start Provided material
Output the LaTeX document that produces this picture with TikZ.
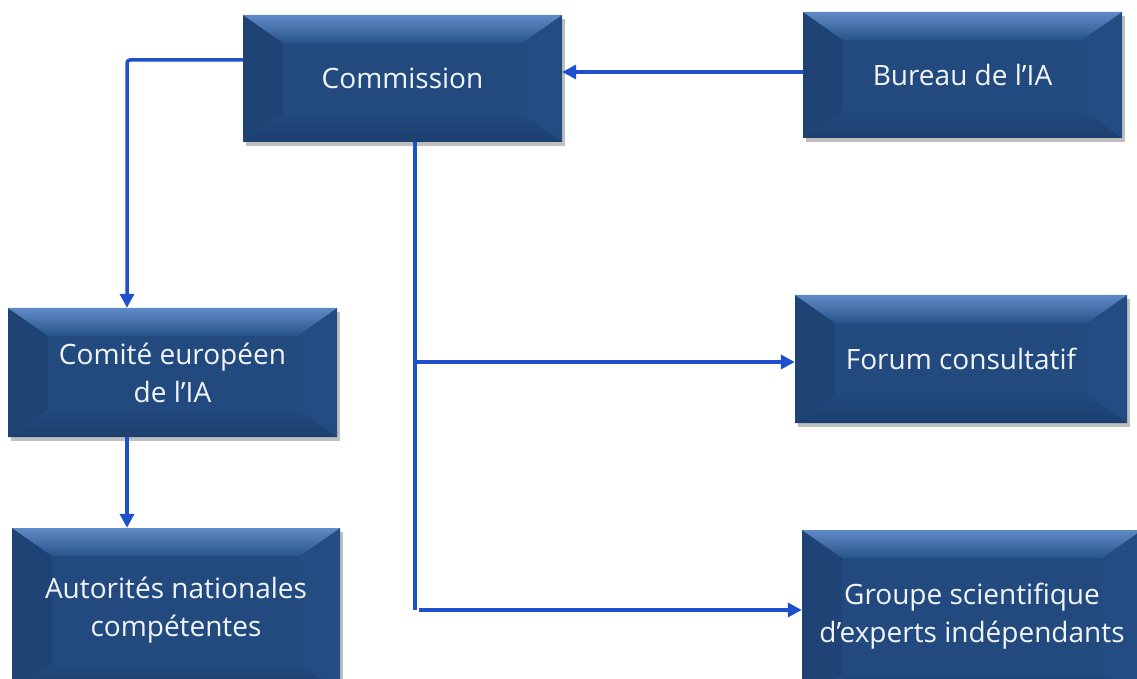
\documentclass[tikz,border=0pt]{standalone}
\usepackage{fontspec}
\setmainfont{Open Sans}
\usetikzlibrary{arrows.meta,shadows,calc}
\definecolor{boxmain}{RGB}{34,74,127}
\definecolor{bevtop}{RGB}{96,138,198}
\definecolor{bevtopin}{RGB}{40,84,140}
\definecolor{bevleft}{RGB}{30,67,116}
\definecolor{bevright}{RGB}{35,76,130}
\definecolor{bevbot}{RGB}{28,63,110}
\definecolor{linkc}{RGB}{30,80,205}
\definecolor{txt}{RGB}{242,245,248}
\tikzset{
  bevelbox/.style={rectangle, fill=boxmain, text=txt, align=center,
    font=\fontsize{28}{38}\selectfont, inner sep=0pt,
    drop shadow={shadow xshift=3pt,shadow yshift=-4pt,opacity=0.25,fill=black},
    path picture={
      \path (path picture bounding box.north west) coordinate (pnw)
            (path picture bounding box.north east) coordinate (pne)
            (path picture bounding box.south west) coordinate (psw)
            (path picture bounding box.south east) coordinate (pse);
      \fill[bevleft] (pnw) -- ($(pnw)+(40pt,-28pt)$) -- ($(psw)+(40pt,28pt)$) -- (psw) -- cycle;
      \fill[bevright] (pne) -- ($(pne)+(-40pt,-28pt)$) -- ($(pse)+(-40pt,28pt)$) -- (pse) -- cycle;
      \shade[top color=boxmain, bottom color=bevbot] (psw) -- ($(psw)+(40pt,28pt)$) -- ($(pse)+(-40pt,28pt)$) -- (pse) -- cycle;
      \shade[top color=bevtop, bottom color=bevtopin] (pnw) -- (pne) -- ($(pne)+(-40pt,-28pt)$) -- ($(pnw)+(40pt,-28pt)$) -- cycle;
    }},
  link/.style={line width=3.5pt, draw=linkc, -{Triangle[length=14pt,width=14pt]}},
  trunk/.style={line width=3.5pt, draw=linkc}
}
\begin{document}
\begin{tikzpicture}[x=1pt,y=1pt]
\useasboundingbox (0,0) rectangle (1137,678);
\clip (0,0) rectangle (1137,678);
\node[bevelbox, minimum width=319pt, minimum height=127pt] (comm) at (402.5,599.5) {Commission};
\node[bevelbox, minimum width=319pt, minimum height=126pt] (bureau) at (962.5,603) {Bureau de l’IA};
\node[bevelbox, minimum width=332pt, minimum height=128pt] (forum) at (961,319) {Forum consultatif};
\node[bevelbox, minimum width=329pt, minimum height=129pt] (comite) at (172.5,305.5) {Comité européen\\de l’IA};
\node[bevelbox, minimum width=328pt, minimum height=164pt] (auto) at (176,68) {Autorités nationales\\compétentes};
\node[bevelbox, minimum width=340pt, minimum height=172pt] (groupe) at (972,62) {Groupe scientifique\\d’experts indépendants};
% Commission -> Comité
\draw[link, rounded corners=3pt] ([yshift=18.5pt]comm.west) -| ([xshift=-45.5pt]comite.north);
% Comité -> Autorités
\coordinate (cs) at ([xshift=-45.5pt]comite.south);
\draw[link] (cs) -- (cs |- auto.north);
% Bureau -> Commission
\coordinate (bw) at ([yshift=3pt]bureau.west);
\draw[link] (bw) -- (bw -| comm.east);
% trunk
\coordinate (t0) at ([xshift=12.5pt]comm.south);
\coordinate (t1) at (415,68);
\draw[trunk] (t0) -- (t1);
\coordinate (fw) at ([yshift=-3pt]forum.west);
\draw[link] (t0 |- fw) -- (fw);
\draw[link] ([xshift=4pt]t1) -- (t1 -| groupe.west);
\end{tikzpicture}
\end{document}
end Provided material
▸ Task directions:
Repeat all of the data above word for word, minus the pictures.

▸ Answer to the problem:
Output the LaTeX document that produces this picture with TikZ.
\documentclass[tikz,border=0pt]{standalone}
\usepackage{fontspec}
\setmainfont{Open Sans}
\usetikzlibrary{arrows.meta,shadows,calc}
\definecolor{boxmain}{RGB}{34,74,127}
\definecolor{bevtop}{RGB}{96,138,198}
\definecolor{bevtopin}{RGB}{40,84,140}
\definecolor{bevleft}{RGB}{30,67,116}
\definecolor{bevright}{RGB}{35,76,130}
\definecolor{bevbot}{RGB}{28,63,110}
\definecolor{linkc}{RGB}{30,80,205}
\definecolor{txt}{RGB}{242,245,248}
\tikzset{
  bevelbox/.style={rectangle, fill=boxmain, text=txt, align=center,
    font=\fontsize{28}{38}\selectfont, inner sep=0pt,
    drop shadow={shadow xshift=3pt,shadow yshift=-4pt,opacity=0.25,fill=black},
    path picture={
      \path (path picture bounding box.north west) coordinate (pnw)
            (path picture bounding box.north east) coordinate (pne)
            (path picture bounding box.south west) coordinate (psw)
            (path picture bounding box.south east) coordinate (pse);
      \fill[bevleft] (pnw) -- ($(pnw)+(40pt,-28pt)$) -- ($(psw)+(40pt,28pt)$) -- (psw) -- cycle;
      \fill[bevright] (pne) -- ($(pne)+(-40pt,-28pt)$) -- ($(pse)+(-40pt,28pt)$) -- (pse) -- cycle;
      \shade[top color=boxmain, bottom color=bevbot] (psw) -- ($(psw)+(40pt,28pt)$) -- ($(pse)+(-40pt,28pt)$) -- (pse) -- cycle;
      \shade[top color=bevtop, bottom color=bevtopin] (pnw) -- (pne) -- ($(pne)+(-40pt,-28pt)$) -- ($(pnw)+(40pt,-28pt)$) -- cycle;
    }},
  link/.style={line width=3.5pt, draw=linkc, -{Triangle[length=14pt,width=14pt]}},
  trunk/.style={line width=3.5pt, draw=linkc}
}
\begin{document}
\begin{tikzpicture}[x=1pt,y=1pt]
\useasboundingbox (0,0) rectangle (1137,678);
\clip (0,0) rectangle (1137,678);
\node[bevelbox, minimum width=319pt, minimum height=127pt] (comm) at (402.5,599.5) {Commission};
\node[bevelbox, minimum width=319pt, minimum height=126pt] (bureau) at (962.5,603) {Bureau de l’IA};
\node[bevelbox, minimum width=332pt, minimum height=128pt] (forum) at (961,319) {Forum consultatif};
\node[bevelbox, minimum width=329pt, minimum height=129pt] (comite) at (172.5,305.5) {Comité européen\\de l’IA};
\node[bevelbox, minimum width=328pt, minimum height=164pt] (auto) at (176,68) {Autorités nationales\\compétentes};
\node[bevelbox, minimum width=340pt, minimum height=172pt] (groupe) at (972,62) {Groupe scientifique\\d’experts indépendants};
% Commission -> Comité
\draw[link, rounded corners=3pt] ([yshift=18.5pt]comm.west) -| ([xshift=-45.5pt]comite.north);
% Comité -> Autorités
\coordinate (cs) at ([xshift=-45.5pt]comite.south);
\draw[link] (cs) -- (cs |- auto.north);
% Bureau -> Commission
\coordinate (bw) at ([yshift=3pt]bureau.west);
\draw[link] (bw) -- (bw -| comm.east);
% trunk
\coordinate (t0) at ([xshift=12.5pt]comm.south);
\coordinate (t1) at (415,68);
\draw[trunk] (t0) -- (t1);
\coordinate (fw) at ([yshift=-3pt]forum.west);
\draw[link] (t0 |- fw) -- (fw);
\draw[link] ([xshift=4pt]t1) -- (t1 -| groupe.west);
\end{tikzpicture}
\end{document}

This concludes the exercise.